Credit Suisse said in a June report that China’s policy of keeping cotton prices high to benefit local growers may not last. “We doubt the sustainability of the government policy in the long run as it significantly distorted the market supply/demand,” it warned.
But Texhong isn’t waiting for that. Vietnam, also with a history of state-run textile plants, currently accounts for 40% of the company’s production. “We are producing in a country that has a depreciating currency and selling in a country [China] that has an appreciating currency,” Hong says.
And Texhong, which employs 20,000 people globally, is looking beyond Vietnam. The company is also investing in Turkey and Uruguay in a bid to double its overall capacity by 2014. The U.S. is also in Hong’s sights.

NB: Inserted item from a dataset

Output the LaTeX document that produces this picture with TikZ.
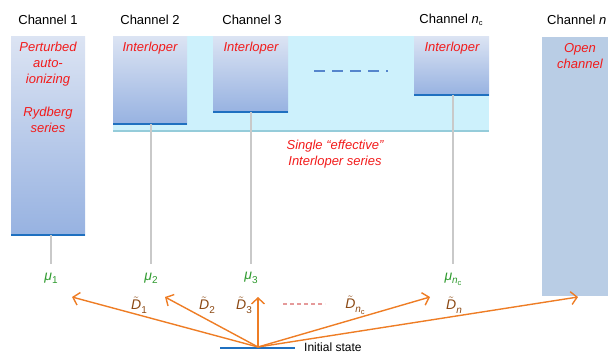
\documentclass[tikz,border=0pt]{standalone}
\usepackage{amsmath}
\usepackage{fontspec}
\setmainfont{Liberation Sans}
\usetikzlibrary{arrows.meta}
\definecolor{gtop}{HTML}{DCE4F3}
\definecolor{gbot}{HTML}{97B2E1}
\definecolor{bline}{HTML}{1F70C0}
\definecolor{cyanbg}{HTML}{CDF1FC}
\definecolor{cyanln}{HTML}{95CCDA}
\definecolor{openbx}{HTML}{B9CDE5}
\definecolor{grayln}{HTML}{C9C9C9}
\definecolor{redtx}{HTML}{F21B1B}
\definecolor{greentx}{HTML}{2E9A2E}
\definecolor{browntx}{HTML}{8C4A15}
\definecolor{orarr}{HTML}{EE7D25}
\definecolor{pinkdash}{HTML}{E59A9A}
\definecolor{dashblue}{HTML}{5585CC}
\newcommand{\mysub}[1]{\raisebox{-0.45ex}{\fontsize{10}{10}\selectfont #1}}
\newcommand{\mysubsub}[1]{\raisebox{-0.35ex}{\fontsize{7.5}{7.5}\selectfont #1}}
\newcommand{\Dt}{\ensuremath{\tilde{\textit{D}}}}
\begin{document}
\begin{tikzpicture}[x=1pt,y=-1pt,
  gbox/.style={rectangle, inner sep=0pt, outer sep=0pt, top color=gtop, bottom color=gbot, anchor=north west},
  bgbox/.style={rectangle, inner sep=0pt, outer sep=0pt, fill=cyanbg, anchor=north west},
  obox/.style={rectangle, inner sep=0pt, outer sep=0pt, fill=openbx, anchor=north west},
  blueline/.style={draw=bline, line width=1.8pt},
  grayline/.style={draw=grayln, line width=2.4pt},
  chlabel/.style={font=\fontsize{13}{16}\selectfont, inner sep=1pt},
  redlabel/.style={font=\fontsize{13}{16}\selectfont\itshape, text=redtx, align=center, inner sep=0pt},
  mulabel/.style={font=\fontsize{14}{16}\selectfont, text=greentx, inner sep=1pt},
  dlabel/.style={font=\fontsize{14}{16}\selectfont, text=browntx, inner sep=1pt},
  arr/.style={draw=orarr, line width=1.4pt, -{Straight Barb[length=6pt,width=13pt,line width=1.4pt]}}
]
\path[use as bounding box, clip] (0,0) rectangle (608,354);

% background of effective interloper series
\node[bgbox, minimum width=376pt, minimum height=95pt] (bg) at (113,36) {};
\draw[draw=cyanln, line width=2pt] (bg.south west) -- (bg.south east);

% channel boxes
\node[gbox, minimum width=74pt, minimum height=199pt] (c1) at (11,36) {};
\node[gbox, minimum width=74pt, minimum height=88pt] (c2) at (113,36) {};
\node[gbox, minimum width=75pt, minimum height=76pt] (c3) at (213,36) {};
\node[gbox, minimum width=75pt, minimum height=59pt] (cn) at (414,36) {};
\node[obox, minimum width=80pt, minimum height=259pt] (co) at (542,37) {};

\draw[blueline] (c1.south west) -- (c1.south east);
\draw[blueline] (c2.south west) -- (c2.south east);
\draw[blueline] (c3.south west) -- (c3.south east);
\draw[blueline] (cn.south west) -- (cn.south east);

% dashed marker
\coordinate (dl) at (314,71);
\coordinate (dr) at (388,71);
\draw[draw=dashblue, line width=2.6pt, dash pattern=on 11pt off 7pt] (dl) -- (dr);

% channel labels
\node[chlabel] (h1) at (48,20) {Channel 1};
\node[chlabel] (h2) at (150,20) {Channel 2};
\node[chlabel] (h3) at (252,20) {Channel 3};
\node[chlabel] (hn) at (451,20) {Channel \textit{n}\mysubsub{c}};
\node[chlabel, anchor=west] (ho) at (546,20) {Channel \textit{n}};

% red labels
\node[redlabel] (r1) at (48,64) {Perturbed\\auto-\\ionizing};
\node[redlabel] (r1b) at (48,120) {Rydberg\\series};
\node[redlabel] (r2) at (150,48) {Interloper};
\node[redlabel] (r3) at (251,48) {Interloper};
\node[redlabel] (rn) at (452,48) {Interloper};
\node[redlabel] (ro) at (580,56) {Open\\channel};
\node[redlabel] (rs) at (335,154) {Single \char"201Ceffective\char"201D\\Interloper series};

% mu labels
\node[mulabel] (mu1) at (51,278) {\textit{μ}\mysub{1}};
\node[mulabel] (mu2) at (151,278) {\textit{μ}\mysub{2}};
\node[mulabel] (mu3) at (251,278) {\textit{μ}\mysub{3}};
\node[mulabel] (mun) at (453,279) {\textit{μ}\mysub{\textit{n}\mysubsub{c}}};

% gray lines
\draw[grayline, shorten >=7pt] (mu1 |- c1.south) -- (mu1.north);
\draw[grayline, shorten >=7pt] (mu2 |- c2.south) -- (mu2.north);
\draw[grayline, shorten >=7pt] (mu3 |- c3.south) -- (mu3.north);
\draw[grayline, shorten >=7pt] (mun |- cn.south) -- (mun.north);

% initial state
\coordinate (il) at (220,348);
\coordinate (ir) at (295,348);
\draw[blueline] (il) -- (ir);
\node[font=\fontsize{12}{14}\selectfont, anchor=west, inner sep=0pt] (init) at (304,347) {Initial state};

% arrows
\coordinate (o) at (258,347);
\coordinate (t1) at (72,297);
\coordinate (t2) at (165,297);
\coordinate (t3) at (258,297);
\coordinate (t4) at (430,297);
\coordinate (t5) at (578,297);
\draw[arr] (o) -- (t1);
\draw[arr] (o) -- (t2);
\draw[arr] (o) -- (t3);
\draw[arr] (o) -- (t4);
\draw[arr] (o) -- (t5);

% D labels
\node[dlabel] (d1) at (139,305) {\Dt\mysub{1}};
\node[dlabel] (d2) at (207,305) {\Dt\mysub{2}};
\node[dlabel] (d3) at (244,305) {\Dt\mysub{3}};
\node[dlabel] (d4) at (355,305) {\Dt\mysub{\textit{n}\mysubsub{c}}};
\node[dlabel] (d5) at (454,305) {\Dt\mysub{\textit{n}}};

% pink dashed
\coordinate (pl) at (283,304);
\coordinate (pr) at (325,304);
\draw[draw=pinkdash, line width=1.2pt, dash pattern=on 4pt off 3pt] (pl) -- (pr);
\end{tikzpicture}
\end{document}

The globalization of Texhong’s manufacturing “will not just allow [it] to enter previously untapped markets but also increase its response time to local markets as well as take advantage of preferential tariffs outside of Asia,” analyst Larry Cho of brokerage CIMB wrote in a recent report.
Texhong was born in 1997 when Hong, a small-scale trader, rented space in a struggling state-owned factory in Jiangsu Province and went into manufacturing. He subsequently acquired the assets of that and three other state companies facing liquidation. “Everyone thought taking on the workers was a liability,” Hong says. In fact, “There were a lot of experienced people. The problem was with the system.” Three of the four executive directors at Texhong today are former executives at SOEs.
Of many government backed-companies, Hong says, “It is hard to believe that they are still there.” (Among the largest in the industry today is Shandong Demian Group.) But the nascent tycoon is happy to swallow up private concerns as well, as in his most recent purchase. He says, “There shouldn’t be so many small companies. It’s not good for the integration of resources.”
If he–and his rivals–have to continue paying rising wages in China, Hong says he will compete with international production while enjoying the rising purchasing power in his home market.
That could be a recipe not just for his industry’s next wave of growth but also for other Chinese producers.